Pioneer Rose Garden in Lone Fir Cemetery NWRH has its roots in Lone Fir Cemetery and the cemetery is hallowed ground where one of our members will be buried someday. Although we are no longer involved with the cemetery rose garden project we contributed to the effort by organizing a Wine & Roses fundraising event, and a Tea & Roses educational event. Through our efforts more than $2,000.00 was raised for the rose garden restoration.
Pinterest Our Pinterest addiction started out innocently enough: a few select photographs from our archives were uploaded into relevant categories. This quickly morphed into an array of all-things-roses from other pin boards.
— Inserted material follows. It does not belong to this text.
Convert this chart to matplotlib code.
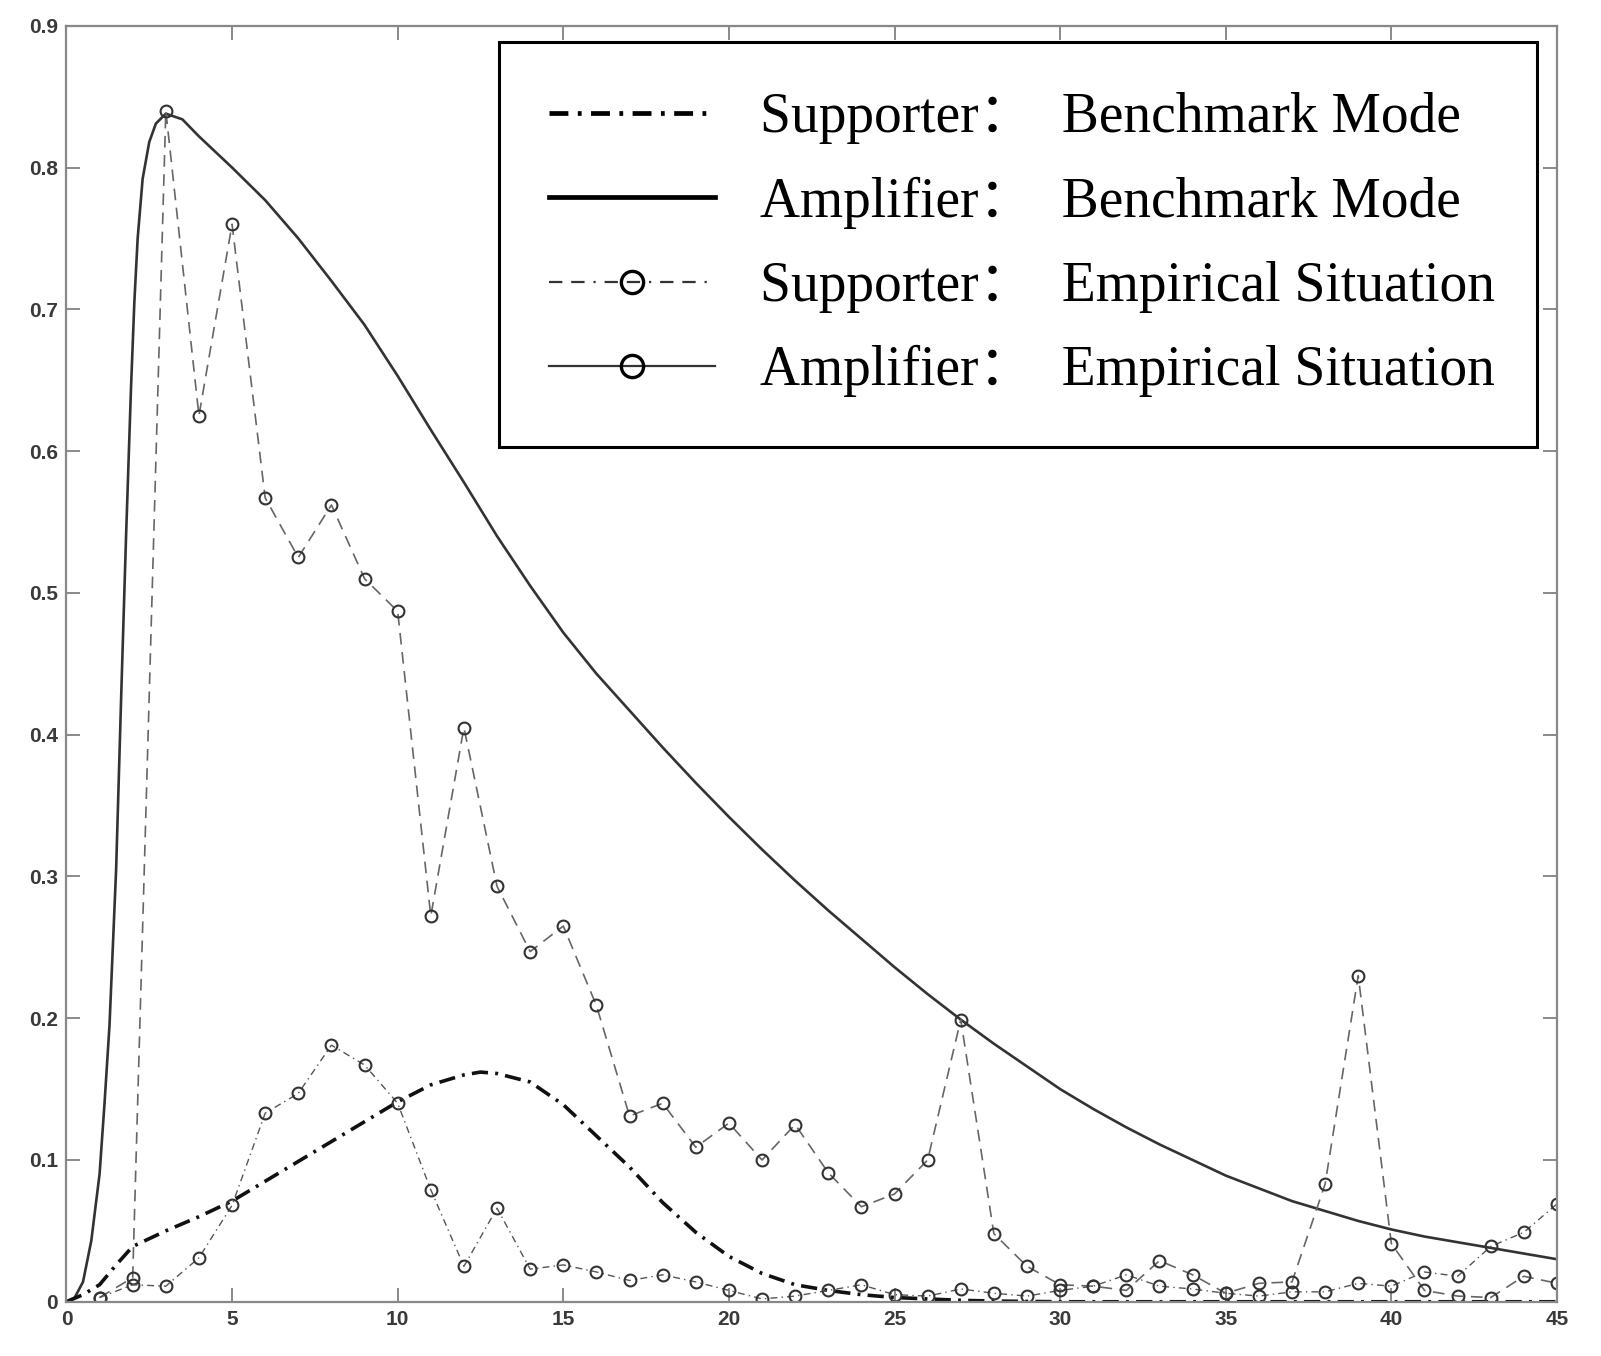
import numpy as np
import matplotlib.pyplot as plt
from matplotlib.lines import Line2D

# benchmark curves
x_amp_bm = [0, 0.25, 0.5, 0.75, 1.0, 1.15, 1.3, 1.5, 1.65, 1.8, 1.95, 2.05, 2.15, 2.3, 2.5, 2.7, 3.0,
            3.5, 4, 5, 6, 7, 8, 9, 10, 11, 12, 13, 14, 15, 16, 17, 18, 19, 20,
            21, 22, 23, 24, 25, 26, 27, 28, 29, 30, 31, 32, 33, 34, 35, 36, 37, 38, 39, 40,
            41, 42, 43, 44, 45]
y_amp_bm = [0, 0.003, 0.014, 0.043, 0.090, 0.140, 0.195, 0.305, 0.425, 0.540, 0.645, 0.705, 0.750, 0.792, 0.818, 0.831, 0.838,
            0.834, 0.822, 0.800, 0.777, 0.750, 0.720, 0.689, 0.653, 0.615, 0.578, 0.540, 0.505, 0.472, 0.443, 0.417, 0.391, 0.366, 0.342,
            0.319, 0.297, 0.276, 0.256, 0.236, 0.217, 0.199, 0.182, 0.166, 0.150, 0.136, 0.123, 0.111, 0.100, 0.089, 0.080, 0.071, 0.064, 0.057, 0.051,
            0.046, 0.042, 0.038, 0.034, 0.030]

x_sup_bm = [0, 0.5, 1, 1.5, 2, 3, 4, 5, 6, 7, 8, 9, 10, 11, 12, 12.5, 13, 14, 15, 16, 17, 18, 19,
            20, 21, 22, 23, 24, 25, 26, 27, 28, 30, 35, 40, 45]
y_sup_bm = [0, 0.005, 0.012, 0.026, 0.039, 0.050, 0.060, 0.071, 0.085, 0.099, 0.113, 0.127, 0.141, 0.153, 0.160, 0.162, 0.161, 0.155, 0.139, 0.117, 0.095, 0.070, 0.049,
            0.032, 0.020, 0.012, 0.008, 0.005, 0.003, 0.002, 0.001, 0.0005, 0.0, 0.0, 0.0, 0.0]

# empirical series, one point per period
periods = list(range(1, 46))
amp_emp = [0.003, 0.017, 0.840, 0.625, 0.760, 0.567, 0.525, 0.562, 0.510, 0.487,
           0.272, 0.405, 0.293, 0.247, 0.265, 0.209, 0.131, 0.140, 0.109, 0.126,
           0.100, 0.125, 0.091, 0.067, 0.076, 0.100, 0.199, 0.048, 0.025, 0.012,
           0.011, 0.008, 0.029, 0.019, 0.006, 0.013, 0.014, 0.083, 0.230, 0.041,
           0.008, 0.004, 0.003, 0.018, 0.013]
sup_emp = [0.003, 0.012, 0.011, 0.031, 0.068, 0.133, 0.147, 0.181, 0.167, 0.140,
           0.079, 0.025, 0.066, 0.023, 0.026, 0.021, 0.015, 0.019, 0.014, 0.008,
           0.002, 0.004, 0.008, 0.012, 0.005, 0.004, 0.009, 0.006, 0.004, 0.008,
           0.011, 0.019, 0.011, 0.009, 0.006, 0.004, 0.007, 0.007, 0.013, 0.011,
           0.021, 0.018, 0.039, 0.049, 0.069]

labels = ['Supporter：  Benchmark Mode', 'Amplifier：  Benchmark Mode',
          'Supporter：  Empirical Situation', 'Amplifier：  Empirical Situation']

fig = plt.figure(figsize=(16.01, 13.56), dpi=100)
ax = fig.add_axes([0.0415, 0.04, 0.931, 0.941])

ax.plot(x_amp_bm, y_amp_bm, color='#333333', lw=1.9)
ax.plot(x_sup_bm, y_sup_bm, color='#111111', lw=2.6, dashes=(4.5, 2, 0.8, 2))
ax.plot(periods, amp_emp, color='#666666', lw=1.2, dashes=(7, 4.5),
        marker='o', ms=8.5, mew=1.5, mec='#333333', mfc='none')
ax.plot(periods, sup_emp, color='#555555', lw=1.0, dashes=(5, 3, 1, 3),
        marker='o', ms=8.5, mew=1.5, mec='#333333', mfc='none')

ax.set_xlim(0, 45)
ax.set_ylim(0, 0.9)
ax.set_xticks(range(0, 46, 5))
ax.set_yticks(np.arange(0, 0.91, 0.1))
ax.set_yticklabels(['0', '0.1', '0.2', '0.3', '0.4', '0.5', '0.6', '0.7', '0.8', '0.9'])
ax.tick_params(direction='in', length=10, width=1.2, colors='#777777', labelcolor='#3a3a3a',
               labelsize=15, top=True, right=True, pad=6)
for lab in ax.get_xticklabels() + ax.get_yticklabels():
    lab.set_family('Liberation Sans')
    lab.set_fontweight('bold')
for s in ax.spines.values():
    s.set_color('#888888')
    s.set_linewidth(1.6)

handles = [
    Line2D([], [], color='black', lw=3.4, dashes=(4, 2, 0.8, 2)),
    Line2D([], [], color='black', lw=3.4),
    Line2D([], [], color='#333333', lw=1.6, dashes=(6, 4, 6, 4, 1, 4), marker='o', ms=16, mew=2.4,
           mec='black', mfc='none'),
    Line2D([], [], color='#333333', lw=1.6, marker='o', ms=16, mew=2.4, mec='black', mfc='none'),
]
leg = ax.legend(handles, labels, loc='upper left', bbox_to_anchor=(0.290, 0.676, 0.6966, 0.311),
                mode='expand',
                prop={'family': ['Liberation Serif', 'Noto Sans CJK SC'], 'size': 40},
                handlelength=3.0, handletextpad=0.8, labelspacing=0.58, borderpad=0.9,
                borderaxespad=0, fancybox=False, framealpha=1, edgecolor='black')
leg.get_frame().set_linewidth(2.2)

plt.savefig('out.png')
Within days this magnificent and impressive array of finery digressed into anything in certain shades of pink, and roses were no longer a requirement for pinning. After regrouping, and many deletions, our pin boards are back on the rose track. Although NWRH is about preserving old roses and their history, our Pinterest boards are predominately lifestyle inspiration for bringing the gracious and romantic beauty of roses into your home and garden.
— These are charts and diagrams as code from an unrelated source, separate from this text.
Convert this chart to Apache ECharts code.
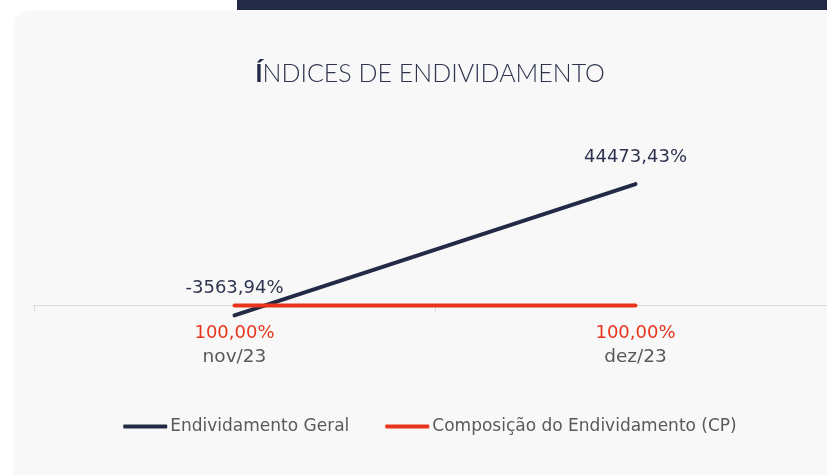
<!DOCTYPE html>
<html>
<head>
<meta charset="utf-8">
<script src="https://cdn.jsdelivr.net/npm/echarts@6/dist/echarts.min.js"></script>
<style>
  html, body { margin: 0; padding: 0; background: #fff; overflow: hidden; }
  #chart { width: 860px; height: 475px; }
</style>
</head>
<body>
<div id="chart"></div>
<script>
// dados
var meses = ['nov/23', 'dez/23']
var endividamentoGeral = [-3563.94, 44473.43]
var composicaoCP = [100.00, 100.00]
var nomes = ['Endividamento Geral', 'Composição do Endividamento (CP)']

function pct(v) {
  return v.toFixed(2).replace('.', ',') + '%'
}

var fonteTitulo = 'Lato, "Open Sans", sans-serif'
var fonte = '"DejaVu Sans", sans-serif'
var myChart = echarts.init(document.getElementById('chart'))

var option = {
  backgroundColor: '#fff',
  graphic: [
    {
      type: 'rect',
      z: -10,
      shape: { x: 14, y: 11, width: 880, height: 500, r: 16 },
      style: { fill: '#f8f8f8' }
    },
    {
      type: 'rect',
      z: -9,
      shape: { x: 237, y: 0, width: 640, height: 10 },
      style: { fill: '#222a45' }
    }
  ],
  title: {
    text: '{b|Í}NDICES DE ENDIVIDAMENTO',
    left: 'center',
    top: 56,
    textStyle: {
      fontFamily: fonteTitulo,
      fontWeight: 300,
      fontSize: 25,
      color: '#2e344f',
      rich: {
        b: { fontFamily: fonteTitulo, fontWeight: 'bold', fontSize: 25, color: '#222a45' }
      }
    }
  },
  legend: {
    bottom: 35,
    left: 'center',
    itemWidth: 44,
    itemHeight: 4,
    itemGap: 36,
    icon: 'roundRect',
    textStyle: { fontFamily: fonte, fontSize: 17, color: '#595959', padding: [0, 0, 0, -2] },
    data: nomes
  },
  grid: { left: 34, width: 802, top: 169, height: 164 },
  xAxis: {
    type: 'category',
    data: meses,
    boundaryGap: true,
    axisLine: { onZero: true, lineStyle: { color: '#d9d9d9', width: 1 } },
    axisTick: { show: true, length: 6, lineStyle: { color: '#d9d9d9' } },
    axisLabel: { margin: 15, fontFamily: fonte, fontSize: 18.5, color: '#595959' },
    splitLine: { show: false }
  },
  yAxis: {
    type: 'value',
    min: -10000,
    max: 50000,
    show: false,
    splitLine: { show: false }
  },
  series: [
    {
      name: nomes[0],
      type: 'line',
      data: endividamentoGeral,
      symbol: 'circle',
      symbolSize: 0.1,
      showSymbol: true,
      color: '#222a45',
      lineStyle: { width: 4, color: '#222a45', cap: 'round' },
      label: {
        show: true,
        position: 'top',
        distance: 18,
        fontFamily: fonte,
        fontSize: 18,
        color: '#2e344f',
        formatter: function(p) { return pct(p.value) }
      },
      z: 3
    },
    {
      name: nomes[1],
      type: 'line',
      data: composicaoCP,
      symbol: 'circle',
      symbolSize: 0.1,
      showSymbol: true,
      color: '#e8341c',
      lineStyle: { width: 4, color: '#e8341c', cap: 'round' },
      label: {
        show: true,
        position: 'bottom',
        distance: 19,
        fontFamily: fonte,
        fontSize: 18,
        color: '#e8341c',
        formatter: function(p) { return pct(p.value) }
      },
      z: 4
    }
  ]
}
myChart.setOption(option)
window.onresize = function() { myChart.resize() }
</script>
</body>
</html>
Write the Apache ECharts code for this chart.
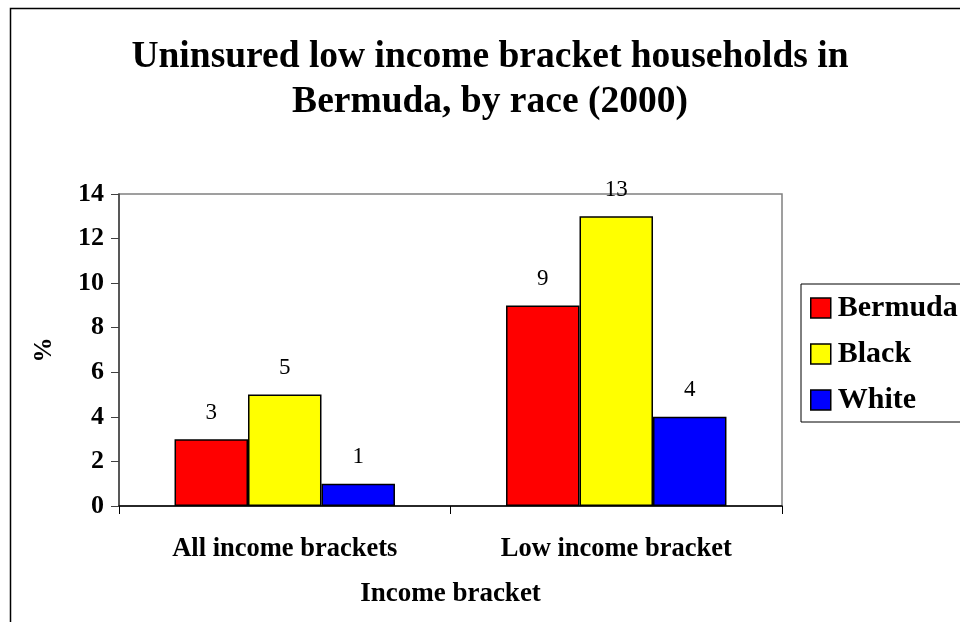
<!DOCTYPE html>
<html>
<head>
<meta charset="utf-8">
<script src="https://cdn.jsdelivr.net/npm/echarts@6/dist/echarts.min.js"></script>
<style>
  html, body { margin: 0; padding: 0; background: #fff; }
  #chart { width: 960px; height: 622px; }
</style>
</head>
<body>
<div id="chart"></div>
<script>
// Income bracket categories and percentage of uninsured households per group
const categories = ['All income brackets', 'Low income bracket'];
const bermuda = [3, 9];
const black = [5, 13];
const white = [1, 4];
const yTicks = [0, 2, 4, 6, 8, 10, 12, 14];

const serif = '"Liberation Serif", "Times New Roman", serif';

const chart = echarts.init(document.getElementById('chart'), null, { renderer: 'canvas' });

function barSeries(name, data, color) {
  return {
    name: name,
    type: 'bar',
    data: data,
    barGap: '0%',
    barCategoryGap: '33.5%',
    itemStyle: { color: color, borderColor: '#000', borderWidth: 1.5 },
    label: {
      show: true,
      position: 'top',
      distance: 15,
      fontFamily: serif,
      fontSize: 23,
      color: '#000'
    }
  };
}

chart.setOption({
  backgroundColor: '#fff',
  animation: false,
  title: {
    text: 'Uninsured low income bracket households in\nBermuda, by race (2000)',
    left: 485,
    top: 30,
    padding: 5,
    textAlign: 'center',
    textStyle: {
      fontFamily: serif,
      fontWeight: 'bold',
      fontSize: 37.5,
      lineHeight: 45,
      color: '#000'
    }
  },
  graphic: [{
    type: 'rect',
    shape: { x: 10.5, y: 8.5, width: 1000, height: 700 },
    style: { fill: 'none', stroke: '#000', lineWidth: 1.5 },
    silent: true
  }],
  legend: {
    orient: 'vertical',
    left: 801,
    top: 284,
    padding: [9, 60, 7, 9],
    itemGap: 16,
    itemWidth: 20,
    itemHeight: 20,
    icon: 'rect',
    borderColor: '#000',
    borderWidth: 1,
    textStyle: {
      fontFamily: serif,
      fontWeight: 'bold',
      fontSize: 30,
      color: '#000',
      padding: [0, 0, 0, 2]
    },
    itemStyle: { borderColor: '#000', borderWidth: 1.5 },
    data: ['Bermuda', 'Black', 'White']
  },
  grid: {
    left: 119,
    top: 194,
    width: 663,
    height: 312,
    show: true,
    borderColor: '#808080',
    borderWidth: 1.5,
    containLabel: false
  },
  xAxis: {
    type: 'category',
    data: categories,
    name: 'Income bracket',
    nameLocation: 'middle',
    nameGap: 75,
    nameTextStyle: {
      fontFamily: serif,
      fontWeight: 'bold',
      fontSize: 27,
      color: '#000'
    },
    axisLine: { lineStyle: { color: '#000', width: 1.5 } },
    axisTick: { show: true, length: 8, lineStyle: { color: '#000' } },
    axisLabel: {
      margin: 30,
      fontFamily: serif,
      fontWeight: 'bold',
      fontSize: 26.5,
      color: '#000'
    }
  },
  yAxis: {
    type: 'value',
    min: 0,
    max: 14,
    interval: 2,
    name: '%',
    nameLocation: 'middle',
    nameGap: 62,
    nameRotate: 90,
    nameTextStyle: {
      fontFamily: serif,
      fontWeight: 'bold',
      fontSize: 25,
      color: '#000'
    },
    axisLine: { show: true, lineStyle: { color: '#404040', width: 1.5 } },
    axisTick: { show: true, length: 8, inside: false, lineStyle: { color: '#404040' } },
    splitLine: { show: false },
    axisLabel: {
      margin: 15,
      fontFamily: serif,
      fontWeight: 'bold',
      fontSize: 26,
      color: '#000',
      formatter: function (v) { return yTicks.indexOf(v) >= 0 ? String(v) : ''; }
    }
  },
  series: [
    barSeries('Bermuda', bermuda, '#ff0000'),
    barSeries('Black', black, '#ffff00'),
    barSeries('White', white, '#0000ff')
  ]
});
</script>
</body>
</html>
Since we last checked in Northwest Roses Historians have been very busy in and out of the field. We have spent thousands of hours driving back roads, combing old homesteads, and cemeteries searching for roses. We are compiling mountains of archival research from dusty attics, libraries and historical societies. Again, we apologize for not keeping up with the blog as originally planned, but we are off to a good start and promise to post more in 2013. Happy New Year to all of you. May your year be filled with the beauty of roses!